Ada beberapa solusi yang bisa ditawarkan untuk menanggulangi atau meminimalisir
masalah ini. Yaitu program induksi bagi guru pemula, pembenahan mental guru dan
pembuatan undang-undang. Program induksi untuk guru pemula adalah semacam
program orientasi lingkungan dan siswa bagi guru pemula sehingga nantinya dia
bisa beradaptasi dengan lingkungan sekolah dan siswanya. Misalnya bagaimana
cara menghadapi sekolah dengan lingkungan siswanya yang nakal dan lambat
belajar. Dengan demikian maka sang guru nantinya akan siap untuk mengajar di
sekolah tersebut. Untuk pihak yang dijadikan mentor adalah kepala sekolah dan
guu senior di sekolah ini. Jika guru pemula ini tidak lulus program induksi,
maka dia tidak layak menjadi guru dan tugasnya akan dialihakan. Kemudian untuk
pembenahan mental bisa dilakukan dengan cara memberikan pendidikan karakter
untuk guru agar nantinya setiap guru benar-benar mempunyai karakter seperti
seorang guru. Bimbingan Konseling (BK) yang ada di setiap sekolah pun bisa
dioptimalkan dalam rangka pembenahan mental guru. Misalnya sebelum masuk ke
kelas untuk mengajar, guru sebaiknya masuk ke ruang BK terlebih dahulu untuk
melakukan konseling, bercerita tentang kondisinya saat ini serta
masalah-masalah yang dihadapi. Nantinya pihak BK yang menentukan apakah sang
guru ini berhak atau tidak untuk masuk kelas dan mengajar. Kemudian mengenai
pembuatan undang-undang, sebaiknya pemerintah mulai membuat suatu
perundang-undangan tentang perlindungan guru. Karena selama ini belum ada
undang-undang yang mengatur hal tersebut. Sehingga ketika undang-undang ini
ada, guru bisa menjalankan tugasnya dengan optimal, netral dan tanpa tekanan
dari pihak manapun.
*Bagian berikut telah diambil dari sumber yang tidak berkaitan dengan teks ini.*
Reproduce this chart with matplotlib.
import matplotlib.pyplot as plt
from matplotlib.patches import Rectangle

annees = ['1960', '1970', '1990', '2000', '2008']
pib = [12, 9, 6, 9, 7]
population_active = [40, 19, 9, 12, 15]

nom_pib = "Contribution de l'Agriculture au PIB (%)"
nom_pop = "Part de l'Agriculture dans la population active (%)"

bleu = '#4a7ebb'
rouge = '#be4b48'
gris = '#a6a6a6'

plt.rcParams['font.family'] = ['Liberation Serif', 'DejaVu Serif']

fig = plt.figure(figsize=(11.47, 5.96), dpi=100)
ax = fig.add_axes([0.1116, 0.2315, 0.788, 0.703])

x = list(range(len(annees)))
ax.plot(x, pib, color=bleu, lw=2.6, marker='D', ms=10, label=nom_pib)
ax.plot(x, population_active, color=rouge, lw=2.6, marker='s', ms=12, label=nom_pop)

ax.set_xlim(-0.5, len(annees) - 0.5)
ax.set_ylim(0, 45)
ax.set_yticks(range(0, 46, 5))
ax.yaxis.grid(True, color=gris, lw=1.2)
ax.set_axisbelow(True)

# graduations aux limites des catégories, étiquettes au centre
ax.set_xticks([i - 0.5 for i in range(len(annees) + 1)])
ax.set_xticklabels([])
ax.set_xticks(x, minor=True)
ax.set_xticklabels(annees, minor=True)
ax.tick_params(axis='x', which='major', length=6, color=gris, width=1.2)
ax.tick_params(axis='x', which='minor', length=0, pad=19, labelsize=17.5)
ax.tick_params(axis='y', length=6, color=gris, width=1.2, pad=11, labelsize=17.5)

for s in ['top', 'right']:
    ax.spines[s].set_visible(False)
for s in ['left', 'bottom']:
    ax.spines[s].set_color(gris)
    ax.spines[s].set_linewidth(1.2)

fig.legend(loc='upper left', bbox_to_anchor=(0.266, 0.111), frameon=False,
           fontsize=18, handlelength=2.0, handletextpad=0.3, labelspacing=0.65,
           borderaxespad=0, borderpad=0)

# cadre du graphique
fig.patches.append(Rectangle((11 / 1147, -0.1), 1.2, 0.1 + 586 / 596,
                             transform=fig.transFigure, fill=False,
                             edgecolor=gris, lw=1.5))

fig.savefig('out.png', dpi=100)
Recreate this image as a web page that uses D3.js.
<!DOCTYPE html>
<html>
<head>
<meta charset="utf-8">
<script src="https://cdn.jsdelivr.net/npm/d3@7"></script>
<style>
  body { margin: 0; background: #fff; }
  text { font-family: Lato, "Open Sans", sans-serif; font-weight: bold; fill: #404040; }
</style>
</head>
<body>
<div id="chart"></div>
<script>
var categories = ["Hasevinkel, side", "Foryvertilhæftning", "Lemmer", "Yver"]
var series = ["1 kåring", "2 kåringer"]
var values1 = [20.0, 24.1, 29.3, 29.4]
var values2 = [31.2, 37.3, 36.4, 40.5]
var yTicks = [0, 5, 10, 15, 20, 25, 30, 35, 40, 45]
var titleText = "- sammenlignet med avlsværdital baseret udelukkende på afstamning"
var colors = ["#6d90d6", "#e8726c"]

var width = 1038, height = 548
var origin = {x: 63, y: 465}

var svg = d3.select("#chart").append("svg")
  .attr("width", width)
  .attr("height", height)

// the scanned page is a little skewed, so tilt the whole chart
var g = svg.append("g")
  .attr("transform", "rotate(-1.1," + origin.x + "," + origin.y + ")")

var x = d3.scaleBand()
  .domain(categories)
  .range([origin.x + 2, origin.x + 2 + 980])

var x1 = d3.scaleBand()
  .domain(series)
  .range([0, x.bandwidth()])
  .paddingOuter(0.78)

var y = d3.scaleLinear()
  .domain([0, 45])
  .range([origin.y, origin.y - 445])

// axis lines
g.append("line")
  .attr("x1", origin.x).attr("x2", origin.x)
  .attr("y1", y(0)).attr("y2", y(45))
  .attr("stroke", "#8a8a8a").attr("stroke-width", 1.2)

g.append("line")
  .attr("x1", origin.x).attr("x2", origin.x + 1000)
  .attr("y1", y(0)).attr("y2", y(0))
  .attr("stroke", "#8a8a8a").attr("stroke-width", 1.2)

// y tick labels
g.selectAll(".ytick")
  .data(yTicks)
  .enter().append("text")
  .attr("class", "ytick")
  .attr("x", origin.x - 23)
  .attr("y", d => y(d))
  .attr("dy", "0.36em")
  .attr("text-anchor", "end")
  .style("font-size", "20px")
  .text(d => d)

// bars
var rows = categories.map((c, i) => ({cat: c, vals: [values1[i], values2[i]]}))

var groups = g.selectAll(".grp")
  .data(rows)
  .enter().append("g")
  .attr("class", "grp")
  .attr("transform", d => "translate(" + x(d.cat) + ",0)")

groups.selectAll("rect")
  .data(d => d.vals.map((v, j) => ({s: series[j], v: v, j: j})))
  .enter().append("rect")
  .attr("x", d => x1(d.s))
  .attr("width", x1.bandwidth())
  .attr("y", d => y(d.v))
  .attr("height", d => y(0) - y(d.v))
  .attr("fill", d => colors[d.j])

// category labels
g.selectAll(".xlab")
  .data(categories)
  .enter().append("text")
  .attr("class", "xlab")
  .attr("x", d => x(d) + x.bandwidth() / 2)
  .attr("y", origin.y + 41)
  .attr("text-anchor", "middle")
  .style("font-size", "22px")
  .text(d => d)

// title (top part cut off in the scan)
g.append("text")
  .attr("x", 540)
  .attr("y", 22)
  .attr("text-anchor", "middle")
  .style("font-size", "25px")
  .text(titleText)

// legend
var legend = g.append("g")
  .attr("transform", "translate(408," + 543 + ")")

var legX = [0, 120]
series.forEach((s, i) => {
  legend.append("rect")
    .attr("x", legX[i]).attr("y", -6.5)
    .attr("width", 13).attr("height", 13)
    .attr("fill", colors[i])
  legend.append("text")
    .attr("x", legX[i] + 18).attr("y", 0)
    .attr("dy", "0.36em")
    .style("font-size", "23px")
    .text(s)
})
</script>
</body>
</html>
Akhirnya, guru pun tidak perlu merasa takut ketika diancam
pemecatan oleh oknum pejabat, kepala daerah atau kepala sekolah karena tidak
mau “membantu” siswanya agar lulus UN dengan cara membocorkan jawaban UN.
Membocorkan jawaban UN bukan tugas guru. Kita berharap nantinya para
pendidik-pendidik kita tidak lagi mengotori dunia pendidikan Indonesia yang
notabene adalah “alam” mereka dan kita juga berharap pendidikan Indonesia ke
depan bisa mengalamai kemajuan yang signifikan.